Poverty Point location in northeastern Louisiana
Poverty Point location in northeastern Louisiana

Language was written Thursday into a U.S. Senate appropriations bill to boost the prospects of Louisiana’s Poverty Point State Historic Site making it to the World Heritage List with other such famous sites as the Taj Mahal, Stonehenge and the Grand Canyon.

Sen. Mary Landrieu, D-La., said she hopes the language could get around problems with Poverty Point’s nomination created by Middle East politics.

Back in 2011, the U.S. cut funding to UNESCO after Palestine was allowed to join the organization. Congress has banned U.S. funding to U.N. bodies that recognize Palestine as a state before an Israeli-Palestinian peace deal is reached.

Consequently, the U.S. has not paid dues to the World Heritage Centre in Paris that is run by the United Nations Educational, Scientific and Cultural Organization, more commonly known as UNESCO.

Landrieu successfully inserted narrowly tailored language into the appropriations bill that added $700,000 only to the World Heritage Program to keep Poverty Point’s nomination from being unfairly punished. The amendment is in the state, foreign operations and related programs appropriations bill approved Thursday by the Senate Appropriations Committee.

“Poverty Point is a historical treasure for Louisiana and our entire country, and this special place deserves to be protected and preserved as a World Heritage site,” Landrieu said after the committee meeting.

“By giving Poverty Point the recognition it deserves, it will no doubt bring increased tourism to the region, helping to lift up the local economy.”

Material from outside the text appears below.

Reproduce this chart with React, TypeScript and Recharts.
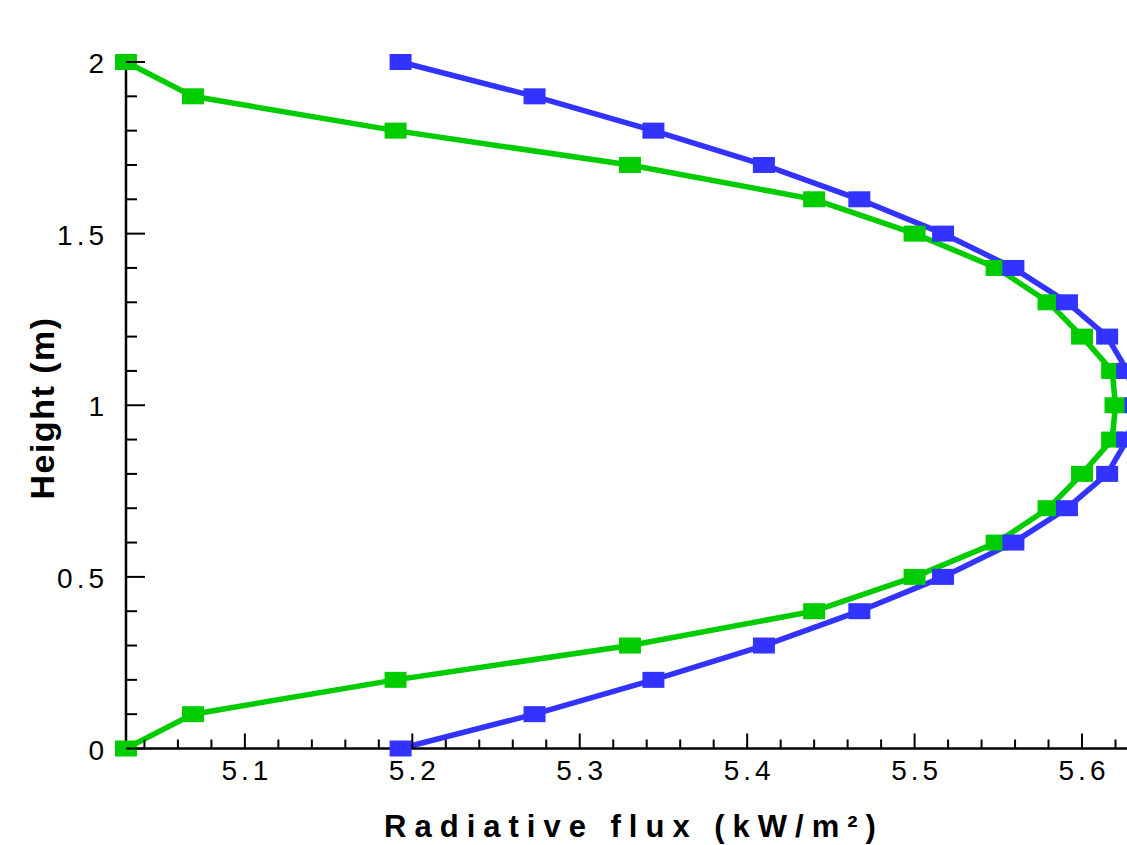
import React from 'react';
import { LineChart, Line, XAxis, YAxis } from 'recharts';

// heights (m) and radiative flux (kW/m²)
const heights = [0, 0.1, 0.2, 0.3, 0.4, 0.5, 0.6, 0.7, 0.8, 0.9, 1.0, 1.1, 1.2, 1.3, 1.4, 1.5, 1.6, 1.7, 1.8, 1.9, 2.0];
const greenFlux = [5.029, 5.069, 5.19, 5.33, 5.44, 5.5, 5.549, 5.58, 5.6, 5.618, 5.62, 5.618, 5.6, 5.58, 5.549, 5.5, 5.44, 5.33, 5.19, 5.069, 5.029];
const blueFlux = [5.193, 5.273, 5.344, 5.41, 5.467, 5.517, 5.559, 5.591, 5.615, 5.627, 5.632, 5.627, 5.615, 5.591, 5.559, 5.517, 5.467, 5.41, 5.344, 5.273, 5.193];

const xTicks = [5.04, 5.06, 5.08, 5.1, 5.12, 5.14, 5.16, 5.18, 5.2, 5.22, 5.24, 5.26, 5.28, 5.3, 5.32, 5.34, 5.36, 5.38, 5.4, 5.42, 5.44, 5.46, 5.48, 5.5, 5.52, 5.54, 5.56, 5.58, 5.6, 5.62];
const yTicks = [0, 0.1, 0.2, 0.3, 0.4, 0.5, 0.6, 0.7, 0.8, 0.9, 1.0, 1.1, 1.2, 1.3, 1.4, 1.5, 1.6, 1.7, 1.8, 1.9, 2.0];

const GREEN = '#00cc00';
const BLUE = '#3333ff';
const FONT = '"Liberation Sans", Arial, Helvetica, sans-serif';

const greenData = heights.map((h, i) => ({ flux: greenFlux[i], height: h }));
const blueData = heights.map((h, i) => ({ flux: blueFlux[i], height: h }));

const isMultiple = (v: number, step: number) => Math.abs(v / step - Math.round(v / step)) < 1e-6;

const Y_MARGIN = 18;

function YTick(props: any) {
  const { x, y, payload } = props;
  const v = payload.value as number;
  const major = isMultiple(v, 0.5);
  const ax = x + Y_MARGIN;
  return (
    <g>
      <line x1={ax} x2={ax + (major ? 19 : 11)} y1={y} y2={y} stroke="#000" strokeWidth={2} />
      {major && (
        <text x={x} y={y + 11} textAnchor="end" fontFamily={FONT} fontSize={28} letterSpacing={4} fill="#000">
          {String(Math.round(v * 10) / 10)}
        </text>
      )}
    </g>
  );
}

function XTick(props: any) {
  const { x, y, payload } = props;
  const v = payload.value as number;
  const major = isMultiple(v, 0.1);
  return (
    <g>
      <line x1={x} x2={x} y1={y} y2={y - (major ? 15 : 9)} stroke="#000" strokeWidth={2} />
      {major && (
        <text x={x + 2} y={y + 31} textAnchor="middle" fontFamily={FONT} fontSize={28} letterSpacing={4} fill="#000">
          {(Math.round(v * 10) / 10).toFixed(1)}
        </text>
      )}
    </g>
  );
}

const squareDot = (color: string) => (props: any) => {
  const { cx, cy, index } = props;
  return <rect key={`d-${index}`} x={cx - 11} y={cy - 8} width={22} height={16} fill={color} />;
};

export default function App() {
  return (
    <div style={{ position: 'absolute', left: 0, top: 0, width: 1127, height: 845, overflow: 'hidden', background: '#fff' }}>
      <LineChart width={1180} height={845} margin={{ top: 62, right: 31, bottom: 0, left: 0 }}>
        <XAxis
          type="number"
          dataKey="flux"
          domain={[5.029, 5.64]}
          ticks={xTicks}
          interval={0}
          tick={<XTick />}
          tickSize={0}
          tickMargin={0}
          height={96.5}
          axisLine={{ stroke: '#000', strokeWidth: 2.5 }}
          tickLine={false}
          label={{
            content: () => (
              <text
                x={634}
                y={837}
                textAnchor="middle"
                fontFamily={FONT}
                fontWeight="bold"
                fontSize={31}
                letterSpacing={8}
                fill="#000"
              >
                Radiative flux (kW/m²)
              </text>
            ),
          }}
        />
        <YAxis
          type="number"
          dataKey="height"
          domain={[0, 2]}
          ticks={yTicks}
          interval={0}
          tick={<YTick />}
          tickSize={0}
          tickMargin={Y_MARGIN}
          width={126}
          axisLine={{ stroke: '#000', strokeWidth: 2.5 }}
          tickLine={false}
          label={{
            content: () => (
              <text
                transform="translate(54,408) rotate(-90)"
                textAnchor="middle"
                fontFamily={FONT}
                fontWeight="bold"
                fontSize={34}
                letterSpacing={1.5}
                fill="#000"
              >
                Height (m)
              </text>
            ),
          }}
        />
        <Line
          data={greenData}
          dataKey="height"
          type="linear"
          stroke={GREEN}
          strokeWidth={5.5}
          dot={squareDot(GREEN)}
          activeDot={false}
          isAnimationActive={false}
        />
        <Line
          data={blueData}
          dataKey="height"
          type="linear"
          stroke={BLUE}
          strokeWidth={5.5}
          dot={squareDot(BLUE)}
          activeDot={false}
          isAnimationActive={false}
        />
      </LineChart>
    </div>
  );
}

The world list includes 962 sites in 157 countries, but only 21 in the U.S.

Poverty Point’s ancient Native American mounds were built more than 3,000 years ago around 1500 B.C. or even before that.

It would take about 50 versions of Stonehenge put together to recreate the size of the Poverty Point mounds, according to T.R. Kidder, a Washington University in St. Louis archaeologist and anthropologist who has extensively studied the northeastern Louisiana site.

The Poverty Point site consists of six enormous, concentric earthen ridges with an outer diameter of more than a half mile, and several large mounds, including one of the largest in North America, according to the U.S. Interior Department. This constructed landscape was the largest and most elaborate of its time on the continent. The particular form of the complex is not duplicated anywhere else in the world.

Lt. Gov. Jay Dardenne said Thursday’s progress gives Poverty Point a critical path forward that should prove “narrowly tailored” enough to avoid stirring up geopolitical debates about the Middle East.

Dardenne said the concern is that U.S. nominations could be rejected unless the nation is paying its dues to the program. “It was her (Landrieu’s) understanding the U.S. sites wouldn’t be considered at all absent some sort of funding,” Dardenne said.

The House version of the funding bill does not yet contain any such funding,La but Rep. Rodney Alexander, R-Quitman, who sits on the House Appropriations Committee, is working on the issue in that chamber.

Dardenne said Poverty Point’s inscription would mean potentially huge economic development and global tourism benefits in northeastern Louisiana. He said an economic study is being finalized to project the benefits.

Dardenne compared the potential boosts to northeastern Louisiana to the inclusion of the relatively remote Chaco Culture National Historic Park in New Mexico on the World Heritage List.

“They saw a very dramatic increase in their visitation,” he said.